Lungo questo itinerario ci incrociammo naturalmente molte volte, fra trasandate aiuole insozzate dai rifiuti da cui spuntavano stenti oleandri, e mi incuriosiva quel mio coetaneo già stempiato, pallido e serio, forse un po’ immusonito (i motivi non mancavano a nessuno nello sfacelo in cui il Paese era stato precipitato). Tempo dopo ci trovammo fra amici comuni e stabilimmo quel contatto che ci fece vivere una lunga e sincera amicizia. Parlavamo di letteratura, stava preparando la sua tesi di laurea su Mallarmé, io trascuravo la facoltà di lettere per ragioni di lavoro. Una volta Gaspare mi disse, (e non ho mai capito quella sua voglia improvvisa, ma subiva già per misteriose ragioni quella attrazione per Napoli che lo portò a sceglierla per sua sede di lavoro e di vita?)
– Facciamo una gita a Capri – mi disse, e andammo a visitare con un panino la Grotta Azzurra e Anacapri e l’ombra di Tiberio, inesperti e incitrulliti dal provincialismo in cui eravamo cresciuti.
Parlavamo di Pirandello, per mio conto l’avevo scoperto nella bibliotechina di classe del Liceo Empedocle quand’era ancora nella sua sede “storica” nel convento di S.Francesco d’Assisi, poi finito in macerie, e avevo letto tutto quello che vi trovai con stupore della supplente di italiano, che non sapeva spiegarsi tanto interesse, ma al Liceo di Taranto non avevo mai sentito pronunciare quel nome. Presto però mi resi conto che a Gaspare Pirandello non piaceva e abbandonammo l’argomento.
Con l’andar del tempo però di Pirandello egli divenne un sottile conoscitore, e ne pubblicò presso la Utet nel 1963 una dotta biografia che piacque a molti e fra gli altri a Leonardo Sciascia che la citò spesso a modello. A sua volta Gaspare s’impegnò nello studio dello stesso Sciascia dedicandogli il saggio intitolandolo per insolita bizzarria Lo Stemma di Racalmuto.
Facemmo entrambi l’esperienza del partito comunista e Gaspare entrò a Roma nella redazione di Vie Nuove, abbandonandola poi senza rimpianti, per dedicarsi all’insegnamento di cui a mano a mano si stancò, fino ad abbandonarlo Per mio conto avevo completato il corso di laurea con Giulio Carlo Argan e mi dedicai al lavoro delle soprintendenze (tutela del patrimonio storico-artistico, musei, mostre ecc.).
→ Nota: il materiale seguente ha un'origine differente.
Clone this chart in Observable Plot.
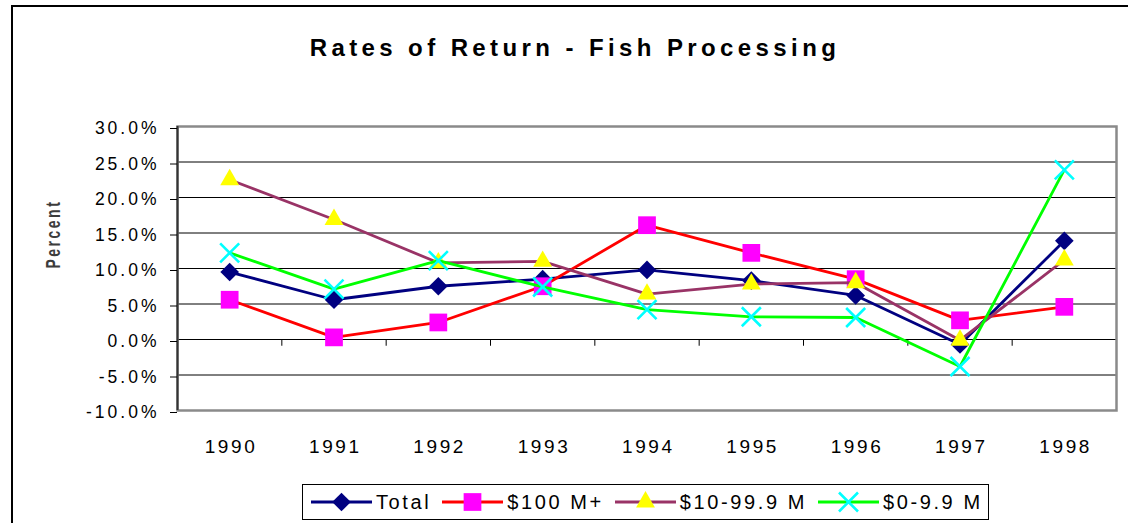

Ma torniamo al libretto da cui siamo partiti, s’intitola Storie di animali. Le storie sono di Franz Kafka, e di Gaspare è la cura del volumetto, con l’appropriata introduzione e l’accurato commento, oltre a una Appendice zoologica a proposito di Gregor Samsa trasformato in insetto parassita. Nella congiuntura culturale del Dopoguerra che aveva aperto orizzonti prima chiusi dal dominio politico fascista, probabilmente crebbe in Gaspare l’interesse per Kafka, anche per effetto dell’esperienza fatta nel vivo del pensiero di Pirandello, dalla riflessione sui fatti culturali che almeno per motivi cronologici vennero a coincidere nei due scrittori forse meno lontani tra loro di quanto non appaia a prima vista.
Rimpiangeremo l’amico caro e l’uomo di cultura.